Em maio deste ano, a empresa já havia manifestado o interesse em duplicar sua produção. Em novembro, o governador Jacques Wagner (PT) foi para Estolcolmo para acelerar o processo e acertar detalhes da negociata. No programa de rádio “Conversa com o Governador” – programa semanal feito pelo seu gabinete – , ele confirmou que Stora Enso irá investir 2,5 bilhões de dólares no novo projeto. “Eu me encontrei com o diretor presidente da Veracel mundial e o diretor presidente do grupo Stora Enzo. Para minha alegria, vi a absoluta disposição deles em confirmar o investimento de 2,5 bilhões de dólares para fazer a Veracel II e, portanto, duplicar sua produção”, informou, e completou que o empreendimento garantirá “mais investimento, mais obra, mais emprego e mais riqueza para o Estado”.
O governador ainda disse durante a entrevista que se reuniu com a federação das indústrias de madeira da Suécia com o objetivo de atrair outras transnacionais do ramo da celulose para a Bahia. De acordo informações disponíveis na página na internet do Tribunal Superior Eleitoral (TSE), a Aracruz doou 100 mil reais para a campanha de Wagner em 2006, a Veracel outros 100 mil. A Suzano, outra empresa do ramo, deu 70 mil.
“O que nos deixa preocupado é que se for dobrar a capacidade de produção deles, nossos problemas devem dobrar também”, alerta Ivonete Gonçalves, coordenadora do Centro de Estudos e Pesquisas para o Desenvolvimento do Extremo Sul (Cepedes). Por problemas, entende-se a concentração de terras, expulsão dos trabalhadores rurais do campo, degradação ambiental causada pelo monocultivo do eucalipto, dentre outros, conforme denunciava a edição 285 do Brasil de Fato. Ivonete conta que mesmo antes de confirmar e oficializar seu projeto de expansão, a empresa já vem adquirindo terras no sul do Estado.
O padre José Koopmans, do município de Teixeira de Freitas, lamenta que mais uma vez as reivindicações históricas dos movimentos sociais da região estejam “sendo jogadas no lixo” pelos governos. “Aqui, o Estado sempre apoiou esse modelo de desenvolvimento. Com a entrada do PT, infelizmente, nada mudou.”

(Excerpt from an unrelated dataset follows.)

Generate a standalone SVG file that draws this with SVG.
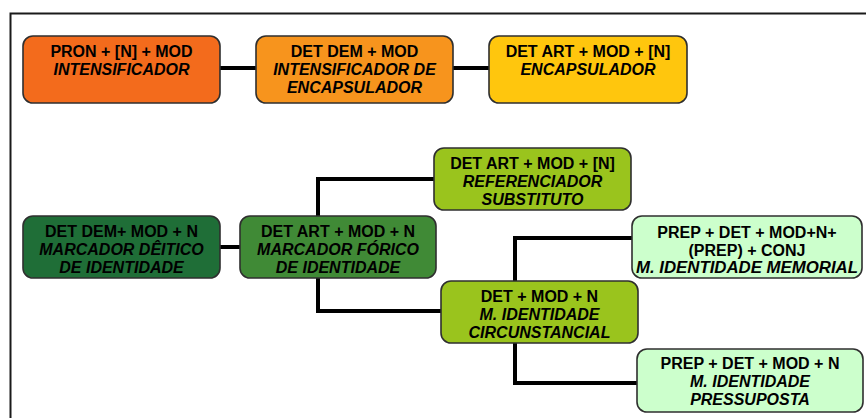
<svg xmlns="http://www.w3.org/2000/svg" width="866" height="418" viewBox="0 0 866 418">
  <style>
    .box { stroke: #2f2f2f; stroke-width: 1.6; }
    .t { font-family: "Liberation Sans", Arial, sans-serif; font-size: 16px; font-weight: bold; fill: #000; text-anchor: middle; }
    .i { font-style: italic; }
    .wire { fill: none; stroke: #000; stroke-width: 4; stroke-linejoin: miter; }
    .frame { fill: none; stroke: #1a1a1a; stroke-width: 2; }
  </style>
  <rect width="866" height="418" fill="#fff"/>
  <!-- outer frame: top and left edges -->
  <path class="frame" d="M866 13.5 H10.5 V418"/>

  <g id="connectors">
    <path class="wire" d="M220 68 H256"/>
    <path class="wire" d="M453 68 H489"/>
    <path class="wire" d="M220 247 H240"/>
    <path class="wire" d="M318 216 V179 H434"/>
    <path class="wire" d="M318 278 V311 H441"/>
    <path class="wire" d="M515 281 V238 H632"/>
    <path class="wire" d="M515 343 V383 H637"/>
  </g>

  <g id="pron-intensificador">
    <rect class="box" x="23" y="36" width="197" height="67" rx="10" fill="#F36B1C"/>
    <text class="t" x="121.5" y="56.5">PRON + [N] + MOD</text>
    <text class="t i" x="121.5" y="74.5">INTENSIFICADOR</text>
  </g>
  <g id="detdem-intensificador-encapsulador">
    <rect class="box" x="256" y="36" width="197" height="67" rx="10" fill="#F7941D"/>
    <text class="t" x="354.5" y="56.5">DET DEM + MOD</text>
    <text class="t i" x="354.5" y="74.5">INTENSIFICADOR DE</text>
    <text class="t i" x="354.5" y="92.5">ENCAPSULADOR</text>
  </g>
  <g id="detart-encapsulador">
    <rect class="box" x="489" y="36" width="198" height="67" rx="10" fill="#FFC60D"/>
    <text class="t" x="588" y="57">DET ART + MOD + [N]</text>
    <text class="t i" x="588" y="75">ENCAPSULADOR</text>
  </g>

  <g id="marcador-deitico">
    <rect class="box" x="23" y="216" width="197" height="62" rx="10" fill="#1F6E37"/>
    <text class="t" x="121.5" y="237">DET DEM+ MOD + N</text>
    <text class="t i" x="121.5" y="255">MARCADOR DÊITICO</text>
    <text class="t i" x="121.5" y="273">DE IDENTIDADE</text>
  </g>
  <g id="marcador-forico">
    <rect class="box" x="240" y="216" width="196" height="62" rx="10" fill="#408A36"/>
    <text class="t" x="338" y="237">DET ART + MOD + N</text>
    <text class="t i" x="338" y="255">MARCADOR FÓRICO</text>
    <text class="t i" x="338" y="273">DE IDENTIDADE</text>
  </g>
  <g id="referenciador-substituto">
    <rect class="box" x="434" y="148" width="197" height="62" rx="10" fill="#9AC41D"/>
    <text class="t" x="532.5" y="169">DET ART + MOD + [N]</text>
    <text class="t i" x="532.5" y="187">REFERENCIADOR</text>
    <text class="t i" x="532.5" y="204.5">SUBSTITUTO</text>
  </g>
  <g id="identidade-memorial">
    <rect class="box" x="632" y="216" width="230" height="62" rx="10" fill="#CCFFCC"/>
    <text class="t" x="747" y="237.5">PREP + DET + MOD+N+</text>
    <text class="t" x="747" y="255.5">(PREP) + CONJ</text>
    <text class="t i" x="747" y="273" textLength="222" lengthAdjust="spacingAndGlyphs">M. IDENTIDADE MEMORIAL</text>
  </g>
  <g id="identidade-circunstancial">
    <rect class="box" x="441" y="281" width="197" height="62" rx="10" fill="#9AC41D"/>
    <text class="t" x="539.5" y="302">DET + MOD + N</text>
    <text class="t i" x="539.5" y="320">M. IDENTIDADE</text>
    <text class="t i" x="539.5" y="338">CIRCUNSTANCIAL</text>
  </g>
  <g id="identidade-pressuposta">
    <rect class="box" x="637" y="349" width="226" height="63" rx="10" fill="#CCFFCC"/>
    <text class="t" x="750" y="369">PREP + DET + MOD + N</text>
    <text class="t i" x="750" y="387">M. IDENTIDADE</text>
    <text class="t i" x="750" y="404.5">PRESSUPOSTA</text>
  </g>
</svg>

Quanto à geração de empregos, Ivonete afirma que a empresa emprega diretamente pouquíssimas pessoas e aposta na tercerização a baixos salários. Segundo o Sindicato dos Trabalhadores nas indústrias de celulose da Bahia (Sindicelpa), a Veracel possui apenas 410 trabalhadores diretos em sua fábrica e cerca de 9 mil terceirizados, além de contar com serviços terceirizados de 180 empresas.
Outro ponto grave é que o governo apoie uma empresa que judicialmente foi condenada por ter desmatado 96 mil hectares de Mata Atlântica. O Instituto Brasileiro do Meio Ambiente e dos Recursos Naturais Renováveis (Ibama) e o Centro de Recursos Ambientais (CRA) também foram condenados, por terem sido negligentes e terem autorizado o início das atividades da empresa, em 1991, sem os estudos de impacto ambiental que a legislação brasileira exige.
A Justiça Federal acatou a Ação Civil Pública impetrada pelo Ministério Público Federal em agosto deste ano, 15 anos depois da data em que a ação foi movida. De acordo com a determinação do MPF, a empresa terá que restaurar, com vegetação nativa, todas as suas áreas compreendidas nas licenças de plantio de eucalipto liberadas entre 1993 e 1996. A empresa recorreu e o processo se encontra a espera de novo julgamento.
Além do processo na área ambiental, o MPF também investiga se houve corrupção por parte dos funcionários públicos do Ibama e CRA para a liberação do plantio. O promotor de Justiça João Alves da Silva, que cuida da ação, em entrevista à edição 285 do Brasil de Fato, afirmou que há indícios de formação de uma quadrilha que atua em favor da empresa, facilitando autorizações.
De acordo com Ivonete, as entidades ficarão atentas a novas possíveis ilegalidades. “O que aconteceu pode voltar a acontecer, inclusive porque os órgãos responsáveis afirmam que não têm condições técnicas e humanas de fazer os estudos”, explica.
Padre José afirma que de fato há poucos recursos e estrutura para os estudos. “O CRA tem dois escritórios com quatro funcionários no total para 27 municípios do sul da Bahia”, denuncia. Diante da incapacidade do Estado de fazer valer a lei ambiental, Ivonete conta que as entidades pedem moratória do plantio, “mas o que tem prevalecido são os interesses dessas empresas”, que iniciam seus projetos sem estudos.
Outro fator preocupante é a construção do Porto do Sul. No dia 28 de outubro, em visita a Salvador, o presidente Luiz Inácio Lula da Silva assinou um protocolo de intenções para estabelecer procedimentos para a construção da obra que, segundo as declarações de Jacques Wagner, foi um atrativo a mais para que a Stora Enso decidisse aumentar a sua produção na região. Entidades ambientalistas já afirmam que o porto, a ser construído na cidade de Ilhéus, irá trazer inúmeros problemas ambientais, abrangendo inclusive áreas de preservação.